> **Dataset content**:
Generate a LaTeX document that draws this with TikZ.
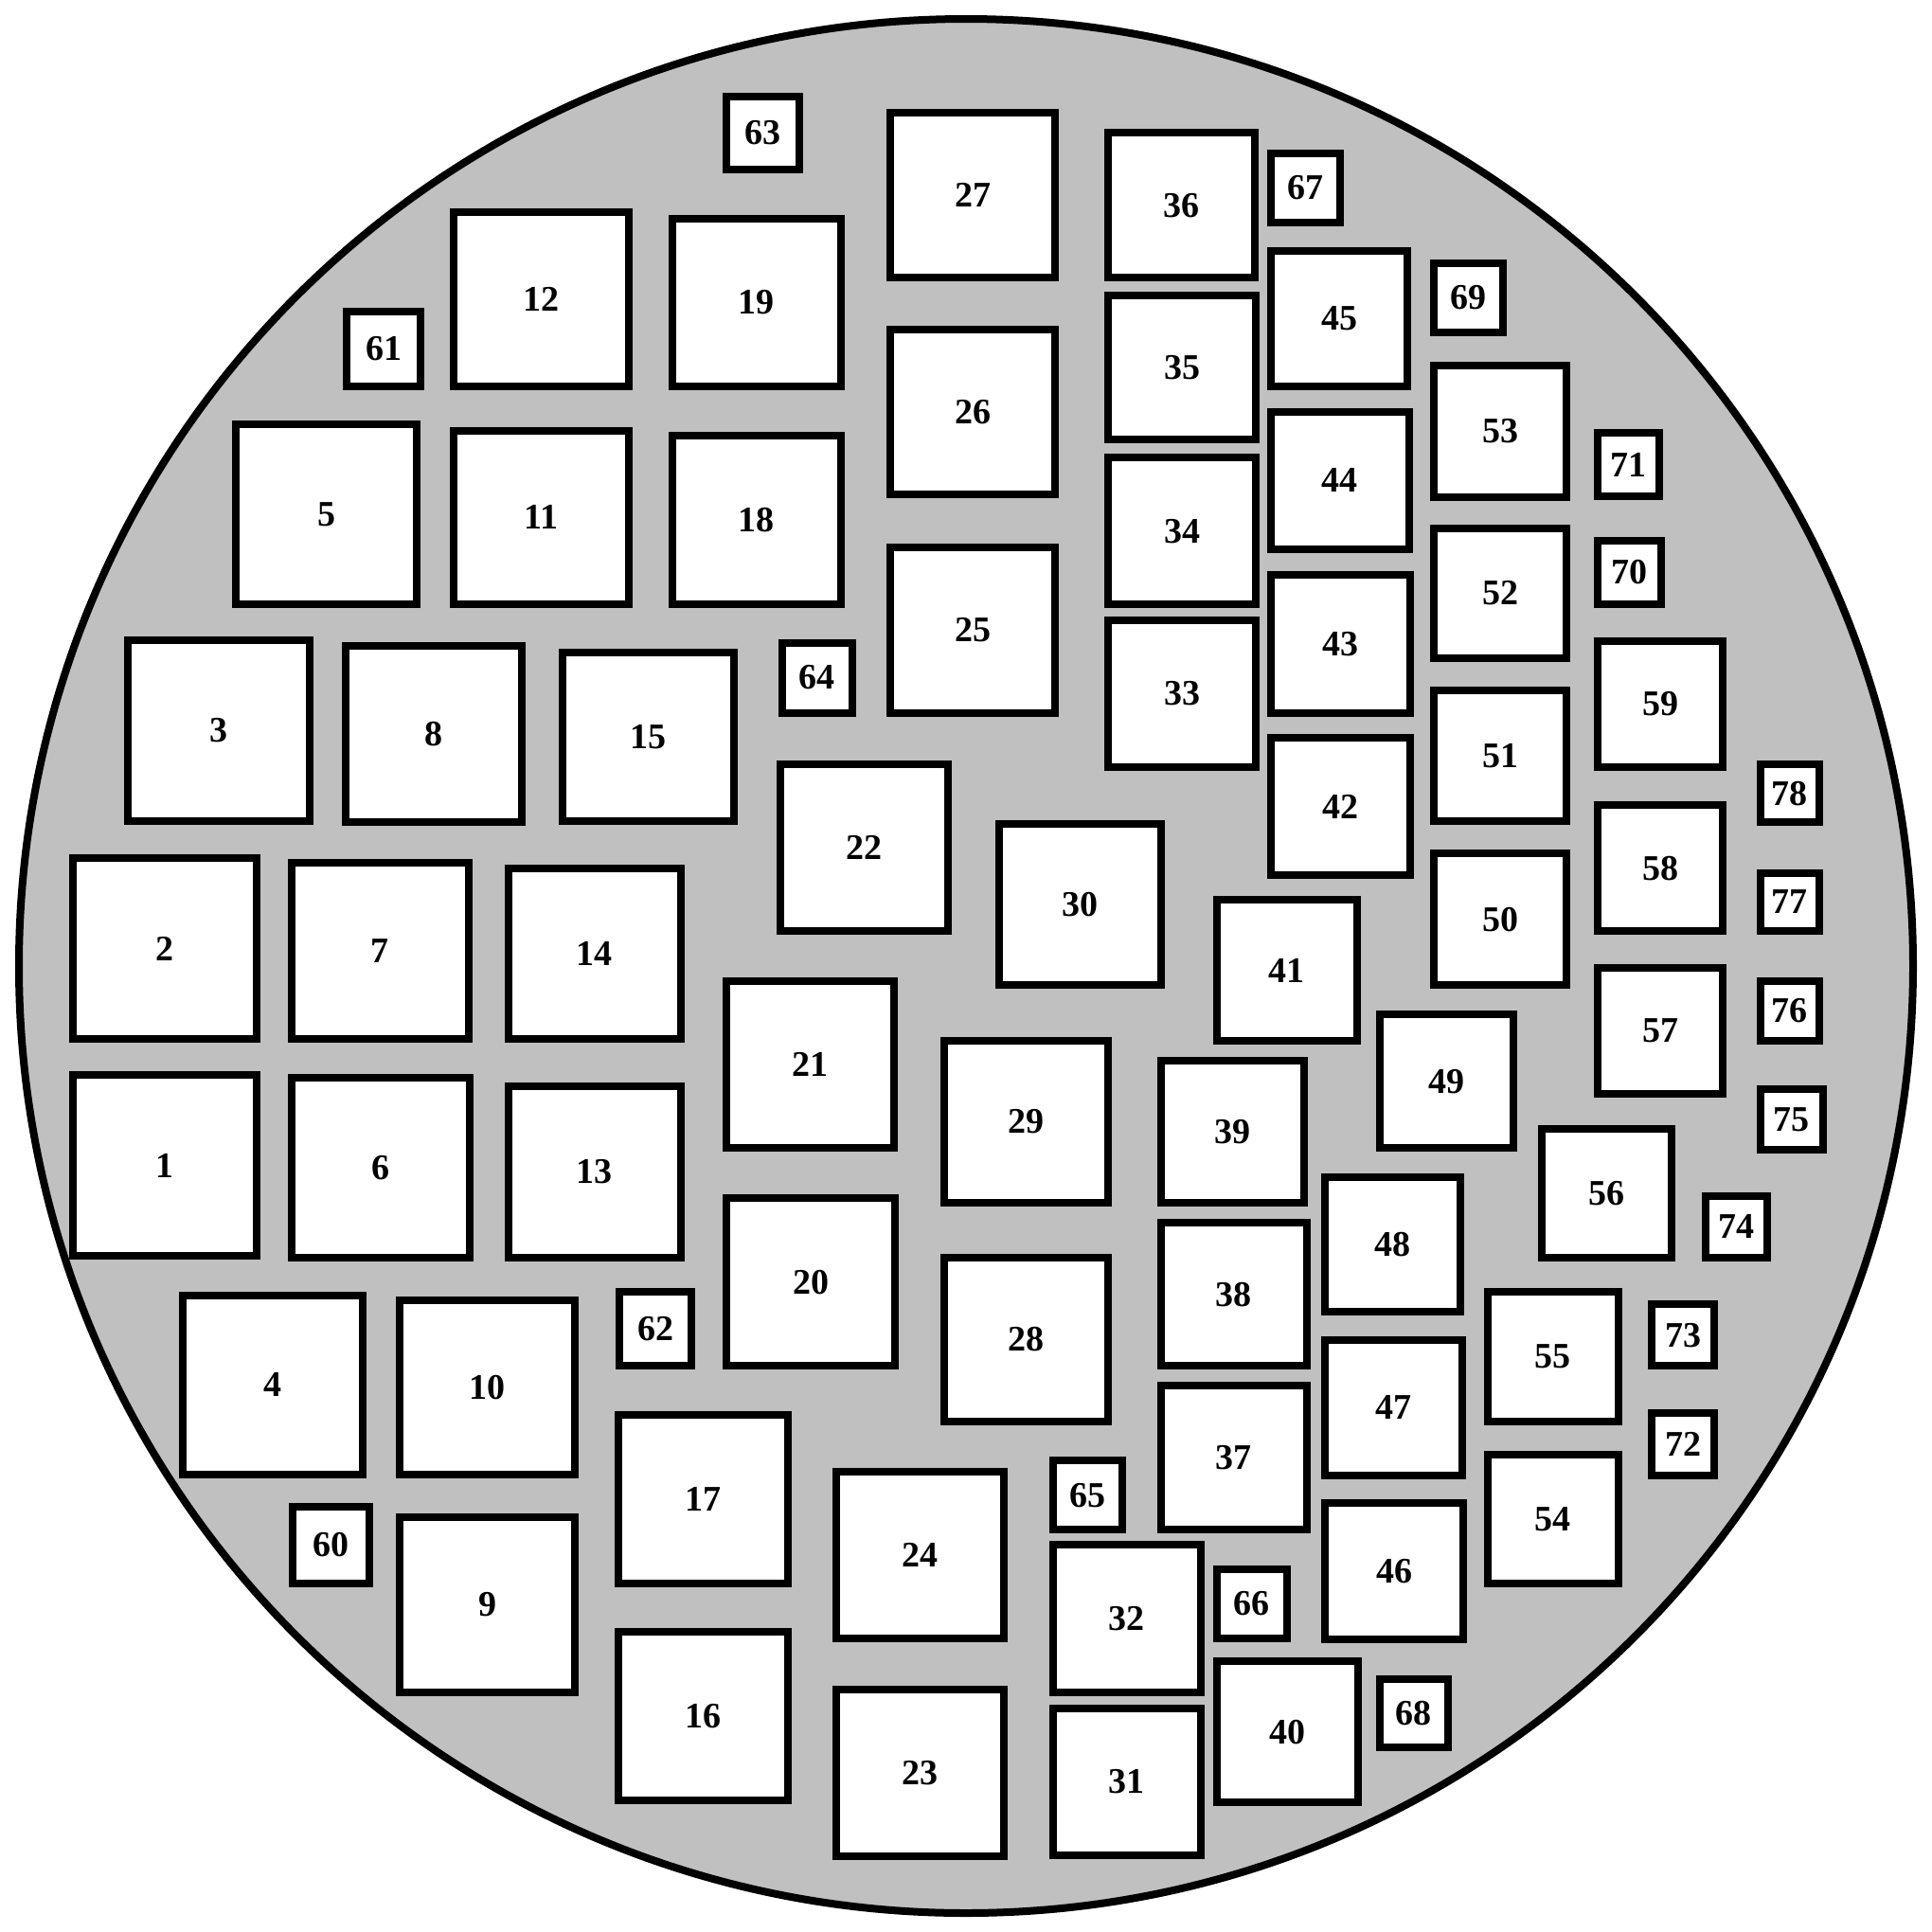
\documentclass[tikz,border=0pt]{standalone}
\usepackage{fontspec}
\setmainfont{Liberation Serif}
\definecolor{bgc}{HTML}{C0C0C0}
\tikzset{fusebox/.style={draw, line width=8pt, fill=white, inner sep=0pt, rectangle,
  font=\bfseries\fontsize{38}{40}\selectfont}}
\newcommand\fuse[5]{\node[fusebox, minimum width={(#4-#2)*1.30102-4}, minimum height={(#5-#3)*1.30102-4}] (b#1) at ({(#2+#4)/2},{(#3+#5)/2}) {#1};}
\begin{document}
\begin{tikzpicture}[x=1.30102pt,y=-1.30102pt]
\fill[white] (0,0) rectangle (1568,1568);
\useasboundingbox (0,0) rectangle (1568,1568);
\draw[line width=8pt, fill=bgc] (784,784) circle[radius=1000pt];
\fuse{1}{58}{871}{210}{1021}
\fuse{2}{58}{695}{210}{845}
\fuse{3}{102}{518}{253}{668}
\fuse{4}{147}{1050}{296}{1198}
\fuse{5}{190}{343}{340}{492}
\fuse{6}{235}{873}{383}{1022}
\fuse{7}{235}{699}{382}{845}
\fuse{8}{279}{523}{425}{669}
\fuse{9}{323}{1230}{468}{1375}
\fuse{10}{323}{1054}{468}{1198}
\fuse{11}{367}{348}{512}{492}
\fuse{12}{367}{171}{512}{315}
\fuse{13}{411}{880}{554}{1022}
\fuse{14}{411}{703}{554}{845}
\fuse{15}{455}{528}{597}{668}
\fuse{16}{500}{1323}{641}{1463}
\fuse{17}{500}{1147}{641}{1287}
\fuse{18}{544}{352}{684}{492}
\fuse{19}{544}{176}{684}{315}
\fuse{20}{588}{971}{728}{1110}
\fuse{21}{588}{795}{727}{933}
\fuse{22}{632}{619}{771}{757}
\fuse{23}{677}{1370}{816}{1508}
\fuse{24}{677}{1193}{816}{1331}
\fuse{25}{721}{443}{858}{580}
\fuse{26}{721}{266}{858}{403}
\fuse{27}{721}{90}{858}{227}
\fuse{28}{765}{1019}{901}{1155}
\fuse{29}{765}{843}{901}{978}
\fuse{30}{809}{667}{944}{801}
\fuse{31}{853}{1385}{976}{1507}
\fuse{32}{853}{1252}{976}{1375}
\fuse{33}{898}{502}{1021}{624}
\fuse{34}{898}{370}{1021}{492}
\fuse{35}{898}{238}{1021}{358}
\fuse{36}{898}{106}{1020}{227}
\fuse{37}{941}{1123}{1062}{1243}
\fuse{38}{941}{991}{1062}{1110}
\fuse{39}{941}{859}{1060}{978}
\fuse{40}{986}{1347}{1104}{1464}
\fuse{41}{986}{729}{1103}{846}
\fuse{42}{1030}{597}{1146}{712}
\fuse{43}{1030}{465}{1146}{580}
\fuse{44}{1030}{333}{1145}{447}
\fuse{45}{1030}{202}{1144}{315}
\fuse{46}{1074}{1218}{1189}{1332}
\fuse{47}{1074}{1086}{1188}{1199}
\fuse{48}{1074}{954}{1187}{1066}
\fuse{49}{1118}{822}{1230}{933}
\fuse{50}{1162}{691}{1273}{801}
\fuse{51}{1162}{559}{1273}{668}
\fuse{52}{1162}{427}{1273}{536}
\fuse{53}{1162}{295}{1273}{405}
\fuse{54}{1206}{1179}{1315}{1287}
\fuse{55}{1206}{1047}{1315}{1155}
\fuse{56}{1250}{915}{1358}{1022}
\fuse{57}{1295}{784}{1400}{889}
\fuse{58}{1295}{652}{1400}{757}
\fuse{59}{1295}{519}{1400}{624}
\fuse{60}{236}{1221}{301}{1287}
\fuse{61}{280}{251}{343}{315}
\fuse{62}{501}{1047}{563}{1110}
\fuse{63}{588}{77}{650}{139}
\fuse{64}{633}{520}{693}{580}
\fuse{65}{853}{1184}{912}{1243}
\fuse{66}{986}{1272}{1046}{1331}
\fuse{67}{1030}{123}{1089}{182}
\fuse{68}{1118}{1361}{1177}{1420}
\fuse{69}{1162}{212}{1221}{271}
\fuse{70}{1295}{437}{1350}{492}
\fuse{71}{1295}{350}{1348}{404}
\fuse{72}{1339}{1145}{1393}{1199}
\fuse{73}{1339}{1057}{1393}{1110}
\fuse{74}{1383}{969}{1436}{1022}
\fuse{75}{1427}{882}{1481}{935}
\fuse{76}{1427}{795}{1478}{846}
\fuse{77}{1427}{707}{1478}{757}
\fuse{78}{1427}{619}{1478}{669}
\end{tikzpicture}
\end{document}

> **Directive**:
From start to finish, output the listing exactly, but omit its pictures.

> **Solution below**:
Generate a LaTeX document that draws this with TikZ.
\documentclass[tikz,border=0pt]{standalone}
\usepackage{fontspec}
\setmainfont{Liberation Serif}
\definecolor{bgc}{HTML}{C0C0C0}
\tikzset{fusebox/.style={draw, line width=8pt, fill=white, inner sep=0pt, rectangle,
  font=\bfseries\fontsize{38}{40}\selectfont}}
\newcommand\fuse[5]{\node[fusebox, minimum width={(#4-#2)*1.30102-4}, minimum height={(#5-#3)*1.30102-4}] (b#1) at ({(#2+#4)/2},{(#3+#5)/2}) {#1};}
\begin{document}
\begin{tikzpicture}[x=1.30102pt,y=-1.30102pt]
\fill[white] (0,0) rectangle (1568,1568);
\useasboundingbox (0,0) rectangle (1568,1568);
\draw[line width=8pt, fill=bgc] (784,784) circle[radius=1000pt];
\fuse{1}{58}{871}{210}{1021}
\fuse{2}{58}{695}{210}{845}
\fuse{3}{102}{518}{253}{668}
\fuse{4}{147}{1050}{296}{1198}
\fuse{5}{190}{343}{340}{492}
\fuse{6}{235}{873}{383}{1022}
\fuse{7}{235}{699}{382}{845}
\fuse{8}{279}{523}{425}{669}
\fuse{9}{323}{1230}{468}{1375}
\fuse{10}{323}{1054}{468}{1198}
\fuse{11}{367}{348}{512}{492}
\fuse{12}{367}{171}{512}{315}
\fuse{13}{411}{880}{554}{1022}
\fuse{14}{411}{703}{554}{845}
\fuse{15}{455}{528}{597}{668}
\fuse{16}{500}{1323}{641}{1463}
\fuse{17}{500}{1147}{641}{1287}
\fuse{18}{544}{352}{684}{492}
\fuse{19}{544}{176}{684}{315}
\fuse{20}{588}{971}{728}{1110}
\fuse{21}{588}{795}{727}{933}
\fuse{22}{632}{619}{771}{757}
\fuse{23}{677}{1370}{816}{1508}
\fuse{24}{677}{1193}{816}{1331}
\fuse{25}{721}{443}{858}{580}
\fuse{26}{721}{266}{858}{403}
\fuse{27}{721}{90}{858}{227}
\fuse{28}{765}{1019}{901}{1155}
\fuse{29}{765}{843}{901}{978}
\fuse{30}{809}{667}{944}{801}
\fuse{31}{853}{1385}{976}{1507}
\fuse{32}{853}{1252}{976}{1375}
\fuse{33}{898}{502}{1021}{624}
\fuse{34}{898}{370}{1021}{492}
\fuse{35}{898}{238}{1021}{358}
\fuse{36}{898}{106}{1020}{227}
\fuse{37}{941}{1123}{1062}{1243}
\fuse{38}{941}{991}{1062}{1110}
\fuse{39}{941}{859}{1060}{978}
\fuse{40}{986}{1347}{1104}{1464}
\fuse{41}{986}{729}{1103}{846}
\fuse{42}{1030}{597}{1146}{712}
\fuse{43}{1030}{465}{1146}{580}
\fuse{44}{1030}{333}{1145}{447}
\fuse{45}{1030}{202}{1144}{315}
\fuse{46}{1074}{1218}{1189}{1332}
\fuse{47}{1074}{1086}{1188}{1199}
\fuse{48}{1074}{954}{1187}{1066}
\fuse{49}{1118}{822}{1230}{933}
\fuse{50}{1162}{691}{1273}{801}
\fuse{51}{1162}{559}{1273}{668}
\fuse{52}{1162}{427}{1273}{536}
\fuse{53}{1162}{295}{1273}{405}
\fuse{54}{1206}{1179}{1315}{1287}
\fuse{55}{1206}{1047}{1315}{1155}
\fuse{56}{1250}{915}{1358}{1022}
\fuse{57}{1295}{784}{1400}{889}
\fuse{58}{1295}{652}{1400}{757}
\fuse{59}{1295}{519}{1400}{624}
\fuse{60}{236}{1221}{301}{1287}
\fuse{61}{280}{251}{343}{315}
\fuse{62}{501}{1047}{563}{1110}
\fuse{63}{588}{77}{650}{139}
\fuse{64}{633}{520}{693}{580}
\fuse{65}{853}{1184}{912}{1243}
\fuse{66}{986}{1272}{1046}{1331}
\fuse{67}{1030}{123}{1089}{182}
\fuse{68}{1118}{1361}{1177}{1420}
\fuse{69}{1162}{212}{1221}{271}
\fuse{70}{1295}{437}{1350}{492}
\fuse{71}{1295}{350}{1348}{404}
\fuse{72}{1339}{1145}{1393}{1199}
\fuse{73}{1339}{1057}{1393}{1110}
\fuse{74}{1383}{969}{1436}{1022}
\fuse{75}{1427}{882}{1481}{935}
\fuse{76}{1427}{795}{1478}{846}
\fuse{77}{1427}{707}{1478}{757}
\fuse{78}{1427}{619}{1478}{669}
\end{tikzpicture}
\end{document}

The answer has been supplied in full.